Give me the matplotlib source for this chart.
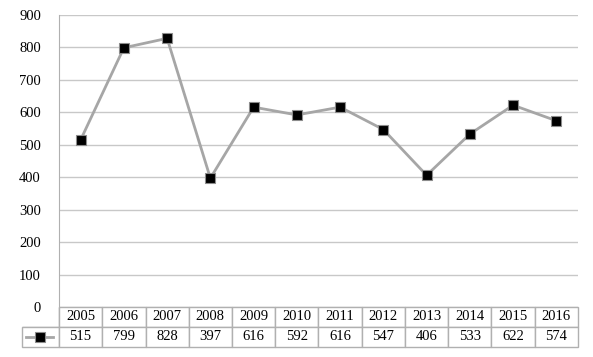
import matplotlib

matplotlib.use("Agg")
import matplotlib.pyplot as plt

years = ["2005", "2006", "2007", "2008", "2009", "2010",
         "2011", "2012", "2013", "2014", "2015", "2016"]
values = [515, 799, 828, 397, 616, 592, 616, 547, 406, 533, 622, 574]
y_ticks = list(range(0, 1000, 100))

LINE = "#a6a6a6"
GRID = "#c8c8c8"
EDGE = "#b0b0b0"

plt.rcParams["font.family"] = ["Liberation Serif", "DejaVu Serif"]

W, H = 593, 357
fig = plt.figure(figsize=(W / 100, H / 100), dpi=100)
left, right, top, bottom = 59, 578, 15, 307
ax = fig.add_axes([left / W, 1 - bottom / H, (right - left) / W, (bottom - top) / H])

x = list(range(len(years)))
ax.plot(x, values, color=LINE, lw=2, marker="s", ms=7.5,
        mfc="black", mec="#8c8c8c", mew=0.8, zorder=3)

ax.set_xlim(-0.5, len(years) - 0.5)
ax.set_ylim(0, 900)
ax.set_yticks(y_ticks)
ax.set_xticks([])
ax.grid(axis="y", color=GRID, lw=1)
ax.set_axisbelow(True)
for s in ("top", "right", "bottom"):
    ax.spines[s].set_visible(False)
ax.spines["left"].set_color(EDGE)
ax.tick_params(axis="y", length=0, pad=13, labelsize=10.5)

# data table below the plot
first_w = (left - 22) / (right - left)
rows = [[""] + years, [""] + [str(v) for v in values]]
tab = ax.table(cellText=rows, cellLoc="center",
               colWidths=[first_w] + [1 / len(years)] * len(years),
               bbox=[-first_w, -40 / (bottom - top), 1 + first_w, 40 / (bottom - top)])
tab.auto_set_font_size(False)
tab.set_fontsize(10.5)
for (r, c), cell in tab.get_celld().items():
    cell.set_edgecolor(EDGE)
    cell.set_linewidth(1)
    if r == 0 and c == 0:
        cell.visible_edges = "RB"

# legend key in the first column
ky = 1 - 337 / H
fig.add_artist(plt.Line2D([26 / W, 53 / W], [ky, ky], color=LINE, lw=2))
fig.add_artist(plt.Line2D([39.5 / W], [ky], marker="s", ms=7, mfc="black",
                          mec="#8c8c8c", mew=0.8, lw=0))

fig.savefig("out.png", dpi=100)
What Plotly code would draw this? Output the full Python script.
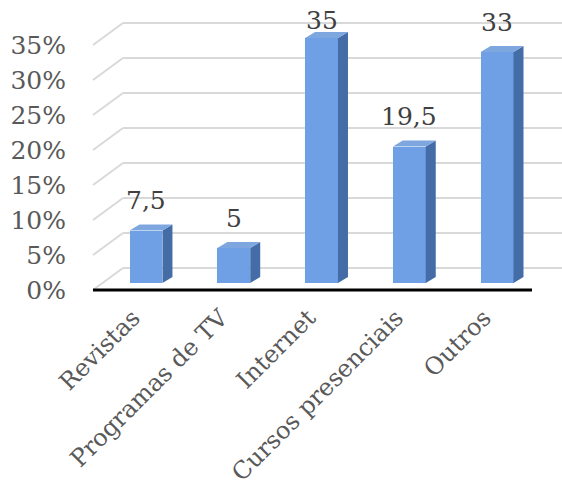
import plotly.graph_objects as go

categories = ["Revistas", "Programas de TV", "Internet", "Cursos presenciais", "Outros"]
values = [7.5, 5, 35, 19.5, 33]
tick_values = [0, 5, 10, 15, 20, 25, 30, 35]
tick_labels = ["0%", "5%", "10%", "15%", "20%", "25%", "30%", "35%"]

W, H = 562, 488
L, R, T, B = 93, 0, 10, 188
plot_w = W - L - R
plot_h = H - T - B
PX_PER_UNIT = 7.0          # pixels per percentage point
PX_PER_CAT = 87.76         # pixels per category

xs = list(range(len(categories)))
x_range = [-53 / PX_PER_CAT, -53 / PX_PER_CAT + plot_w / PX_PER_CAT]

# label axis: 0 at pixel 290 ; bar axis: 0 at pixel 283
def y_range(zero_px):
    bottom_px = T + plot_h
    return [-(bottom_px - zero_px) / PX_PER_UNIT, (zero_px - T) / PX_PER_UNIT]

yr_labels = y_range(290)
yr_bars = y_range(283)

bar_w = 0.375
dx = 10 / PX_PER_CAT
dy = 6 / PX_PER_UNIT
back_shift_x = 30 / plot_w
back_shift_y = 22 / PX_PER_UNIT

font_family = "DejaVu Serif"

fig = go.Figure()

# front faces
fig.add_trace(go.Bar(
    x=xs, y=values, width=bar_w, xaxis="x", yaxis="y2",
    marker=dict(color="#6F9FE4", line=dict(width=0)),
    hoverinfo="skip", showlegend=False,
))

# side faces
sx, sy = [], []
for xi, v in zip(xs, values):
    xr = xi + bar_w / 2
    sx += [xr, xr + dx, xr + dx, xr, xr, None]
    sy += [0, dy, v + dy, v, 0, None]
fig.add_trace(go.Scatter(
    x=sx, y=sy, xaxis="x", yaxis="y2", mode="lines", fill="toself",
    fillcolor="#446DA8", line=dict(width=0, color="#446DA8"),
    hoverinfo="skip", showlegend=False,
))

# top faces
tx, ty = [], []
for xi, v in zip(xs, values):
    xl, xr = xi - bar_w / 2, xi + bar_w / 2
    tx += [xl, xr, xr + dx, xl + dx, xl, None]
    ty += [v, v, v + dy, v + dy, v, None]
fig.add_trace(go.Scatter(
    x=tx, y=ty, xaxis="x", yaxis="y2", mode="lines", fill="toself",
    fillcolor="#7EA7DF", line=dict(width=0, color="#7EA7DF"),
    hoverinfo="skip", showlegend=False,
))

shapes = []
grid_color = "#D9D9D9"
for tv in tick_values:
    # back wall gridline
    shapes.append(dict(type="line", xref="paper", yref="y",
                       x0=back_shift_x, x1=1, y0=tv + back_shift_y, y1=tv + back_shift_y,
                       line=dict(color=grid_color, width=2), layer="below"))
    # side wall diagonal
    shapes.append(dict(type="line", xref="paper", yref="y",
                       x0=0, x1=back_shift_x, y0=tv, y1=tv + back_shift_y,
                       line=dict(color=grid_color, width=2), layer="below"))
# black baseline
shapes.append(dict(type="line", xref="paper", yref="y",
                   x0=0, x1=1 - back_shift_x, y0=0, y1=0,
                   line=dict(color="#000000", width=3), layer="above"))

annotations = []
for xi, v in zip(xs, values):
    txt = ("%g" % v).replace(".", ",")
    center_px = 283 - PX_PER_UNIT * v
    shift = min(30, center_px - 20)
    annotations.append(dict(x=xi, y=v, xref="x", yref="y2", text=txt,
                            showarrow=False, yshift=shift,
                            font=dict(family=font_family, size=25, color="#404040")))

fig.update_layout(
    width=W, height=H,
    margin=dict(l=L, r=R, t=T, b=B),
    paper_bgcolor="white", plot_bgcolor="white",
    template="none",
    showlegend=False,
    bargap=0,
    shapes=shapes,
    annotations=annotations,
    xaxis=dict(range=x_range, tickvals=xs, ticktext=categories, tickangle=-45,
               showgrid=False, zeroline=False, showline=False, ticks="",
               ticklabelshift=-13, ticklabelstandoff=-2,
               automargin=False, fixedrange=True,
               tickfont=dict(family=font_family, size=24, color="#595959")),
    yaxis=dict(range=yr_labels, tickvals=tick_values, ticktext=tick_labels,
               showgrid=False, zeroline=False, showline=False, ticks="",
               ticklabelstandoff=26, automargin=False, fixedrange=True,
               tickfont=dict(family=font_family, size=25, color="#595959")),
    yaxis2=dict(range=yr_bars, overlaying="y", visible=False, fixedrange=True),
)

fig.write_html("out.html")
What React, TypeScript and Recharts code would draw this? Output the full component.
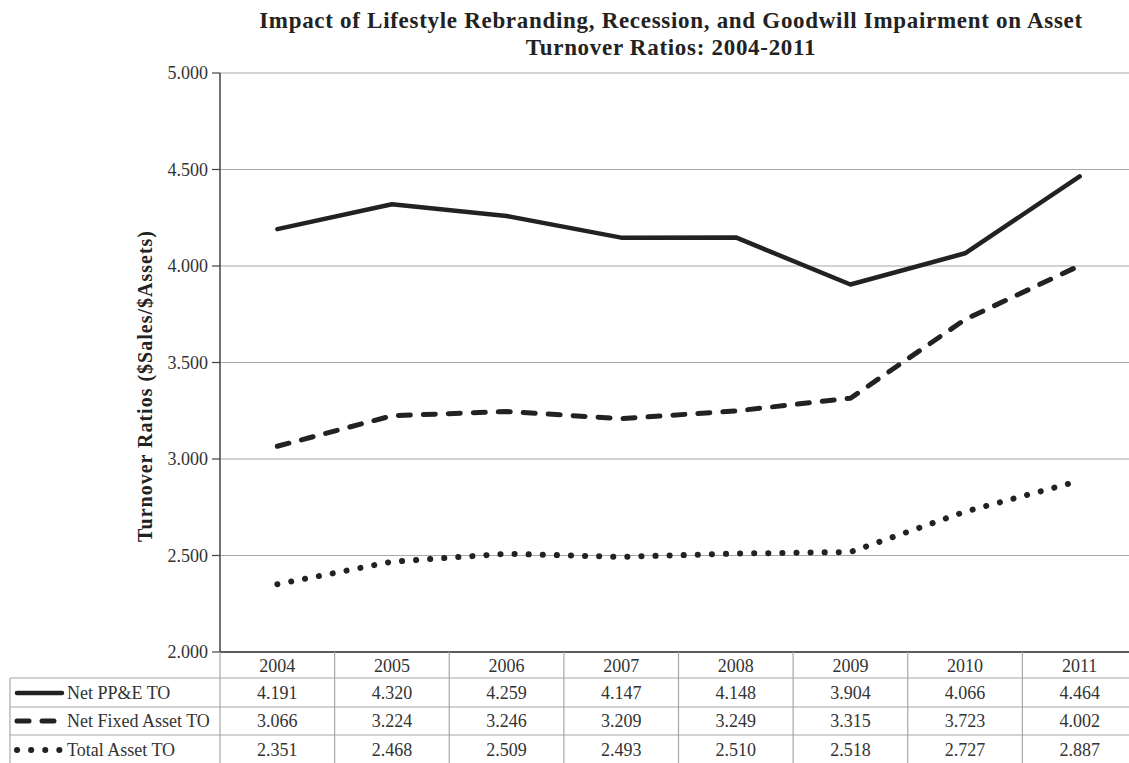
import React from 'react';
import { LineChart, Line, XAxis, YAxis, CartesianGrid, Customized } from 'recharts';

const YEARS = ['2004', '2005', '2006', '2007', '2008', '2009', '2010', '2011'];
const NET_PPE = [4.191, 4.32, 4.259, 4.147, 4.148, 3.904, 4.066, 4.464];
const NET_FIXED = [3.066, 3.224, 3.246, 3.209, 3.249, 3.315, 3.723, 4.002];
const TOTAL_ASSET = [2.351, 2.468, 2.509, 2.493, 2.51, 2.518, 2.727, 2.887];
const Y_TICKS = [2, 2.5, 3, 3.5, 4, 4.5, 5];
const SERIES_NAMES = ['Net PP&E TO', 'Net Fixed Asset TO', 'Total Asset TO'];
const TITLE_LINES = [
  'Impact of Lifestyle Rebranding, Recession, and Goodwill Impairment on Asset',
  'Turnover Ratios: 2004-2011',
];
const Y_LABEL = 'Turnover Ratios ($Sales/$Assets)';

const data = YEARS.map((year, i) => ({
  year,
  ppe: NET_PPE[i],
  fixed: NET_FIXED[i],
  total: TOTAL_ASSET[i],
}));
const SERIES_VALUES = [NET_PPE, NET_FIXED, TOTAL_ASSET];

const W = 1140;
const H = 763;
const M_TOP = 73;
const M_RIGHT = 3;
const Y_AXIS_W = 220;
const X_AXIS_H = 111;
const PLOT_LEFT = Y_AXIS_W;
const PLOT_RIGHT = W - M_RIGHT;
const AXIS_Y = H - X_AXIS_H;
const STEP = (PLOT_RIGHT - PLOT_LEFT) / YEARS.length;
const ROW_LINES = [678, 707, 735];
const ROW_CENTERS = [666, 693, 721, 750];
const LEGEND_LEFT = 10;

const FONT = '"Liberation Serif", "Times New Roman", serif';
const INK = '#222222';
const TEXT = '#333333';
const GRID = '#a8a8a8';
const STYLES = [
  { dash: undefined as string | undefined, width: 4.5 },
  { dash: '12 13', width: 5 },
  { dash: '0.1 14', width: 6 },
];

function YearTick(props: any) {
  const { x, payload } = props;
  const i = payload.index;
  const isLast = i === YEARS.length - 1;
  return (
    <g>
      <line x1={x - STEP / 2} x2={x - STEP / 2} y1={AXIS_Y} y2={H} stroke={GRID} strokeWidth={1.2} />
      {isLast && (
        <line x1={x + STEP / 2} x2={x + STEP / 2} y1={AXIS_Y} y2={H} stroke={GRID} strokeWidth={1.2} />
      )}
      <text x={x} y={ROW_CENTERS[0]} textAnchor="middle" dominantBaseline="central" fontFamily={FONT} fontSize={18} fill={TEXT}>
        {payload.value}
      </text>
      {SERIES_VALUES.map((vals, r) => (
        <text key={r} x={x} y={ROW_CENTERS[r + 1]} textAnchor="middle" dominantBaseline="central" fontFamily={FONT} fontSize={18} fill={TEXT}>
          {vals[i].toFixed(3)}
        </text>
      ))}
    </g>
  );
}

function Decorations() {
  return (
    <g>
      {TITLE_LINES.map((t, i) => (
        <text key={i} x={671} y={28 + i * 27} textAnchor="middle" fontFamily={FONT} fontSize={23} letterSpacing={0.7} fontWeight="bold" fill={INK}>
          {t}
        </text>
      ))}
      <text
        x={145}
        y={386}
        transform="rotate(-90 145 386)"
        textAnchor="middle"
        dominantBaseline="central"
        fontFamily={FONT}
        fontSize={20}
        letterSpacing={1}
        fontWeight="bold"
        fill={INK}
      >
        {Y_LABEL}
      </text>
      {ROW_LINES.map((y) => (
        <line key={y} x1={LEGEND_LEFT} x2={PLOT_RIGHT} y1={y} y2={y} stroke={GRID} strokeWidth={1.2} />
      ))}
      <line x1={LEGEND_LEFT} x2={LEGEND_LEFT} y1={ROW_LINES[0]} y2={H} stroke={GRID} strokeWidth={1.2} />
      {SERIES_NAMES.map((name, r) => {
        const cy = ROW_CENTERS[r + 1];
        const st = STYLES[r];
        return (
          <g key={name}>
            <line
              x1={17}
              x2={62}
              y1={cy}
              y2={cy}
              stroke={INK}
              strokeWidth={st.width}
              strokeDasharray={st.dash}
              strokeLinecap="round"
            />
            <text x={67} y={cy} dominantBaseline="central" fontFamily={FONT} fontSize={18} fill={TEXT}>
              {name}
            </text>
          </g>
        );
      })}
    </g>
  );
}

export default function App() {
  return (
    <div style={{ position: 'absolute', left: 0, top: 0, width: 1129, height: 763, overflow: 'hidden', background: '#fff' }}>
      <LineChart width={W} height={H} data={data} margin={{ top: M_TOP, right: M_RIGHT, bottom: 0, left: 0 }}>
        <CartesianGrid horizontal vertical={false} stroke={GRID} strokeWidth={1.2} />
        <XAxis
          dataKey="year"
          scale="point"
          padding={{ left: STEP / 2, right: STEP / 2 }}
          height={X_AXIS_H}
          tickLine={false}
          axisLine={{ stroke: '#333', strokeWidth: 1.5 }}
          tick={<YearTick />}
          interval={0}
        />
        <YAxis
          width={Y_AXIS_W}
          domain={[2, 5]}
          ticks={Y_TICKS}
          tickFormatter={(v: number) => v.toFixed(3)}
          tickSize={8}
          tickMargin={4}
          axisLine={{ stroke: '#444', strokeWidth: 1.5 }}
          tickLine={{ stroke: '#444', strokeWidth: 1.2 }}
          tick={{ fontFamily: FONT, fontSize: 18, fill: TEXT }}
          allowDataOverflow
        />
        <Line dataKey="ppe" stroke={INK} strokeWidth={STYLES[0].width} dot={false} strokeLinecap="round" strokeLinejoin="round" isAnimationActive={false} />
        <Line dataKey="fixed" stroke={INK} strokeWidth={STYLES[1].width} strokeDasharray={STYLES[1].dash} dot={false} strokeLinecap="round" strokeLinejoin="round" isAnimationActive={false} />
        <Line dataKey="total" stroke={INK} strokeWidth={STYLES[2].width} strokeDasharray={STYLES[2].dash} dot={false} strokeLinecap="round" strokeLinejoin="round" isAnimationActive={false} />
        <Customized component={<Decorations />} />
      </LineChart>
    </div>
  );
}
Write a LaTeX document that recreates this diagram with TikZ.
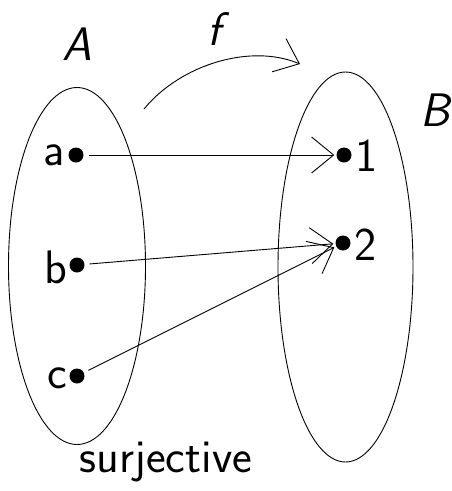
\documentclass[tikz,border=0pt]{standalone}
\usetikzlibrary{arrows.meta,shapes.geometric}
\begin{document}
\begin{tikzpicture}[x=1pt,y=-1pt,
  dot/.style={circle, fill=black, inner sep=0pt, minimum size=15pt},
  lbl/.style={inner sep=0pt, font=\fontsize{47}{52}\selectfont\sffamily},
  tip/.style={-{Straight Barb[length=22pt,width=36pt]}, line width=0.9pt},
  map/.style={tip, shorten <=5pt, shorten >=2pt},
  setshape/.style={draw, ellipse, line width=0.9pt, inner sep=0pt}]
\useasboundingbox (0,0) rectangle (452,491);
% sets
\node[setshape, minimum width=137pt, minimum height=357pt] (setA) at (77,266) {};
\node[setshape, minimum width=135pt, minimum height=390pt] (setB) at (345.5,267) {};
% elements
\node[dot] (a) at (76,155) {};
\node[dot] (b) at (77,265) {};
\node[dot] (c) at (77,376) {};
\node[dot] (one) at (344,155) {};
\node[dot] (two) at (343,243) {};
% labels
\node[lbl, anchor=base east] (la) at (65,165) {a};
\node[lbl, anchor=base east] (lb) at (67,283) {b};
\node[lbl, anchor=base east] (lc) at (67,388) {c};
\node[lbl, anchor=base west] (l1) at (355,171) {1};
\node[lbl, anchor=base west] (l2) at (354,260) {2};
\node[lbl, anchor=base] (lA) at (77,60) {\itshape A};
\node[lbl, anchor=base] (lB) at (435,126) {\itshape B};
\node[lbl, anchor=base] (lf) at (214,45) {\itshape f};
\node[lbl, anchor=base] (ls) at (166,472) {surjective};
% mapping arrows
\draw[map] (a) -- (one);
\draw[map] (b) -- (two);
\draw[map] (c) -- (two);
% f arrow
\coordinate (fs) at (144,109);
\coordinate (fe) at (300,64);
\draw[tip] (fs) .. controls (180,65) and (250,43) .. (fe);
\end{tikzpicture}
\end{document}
════════
REQUIRED TASK: Show all lines from the data above in which the word "React" appears.

EXERCISE RESPONSE:
What React, TypeScript and Recharts code would draw this? Output the full component.
import React from 'react';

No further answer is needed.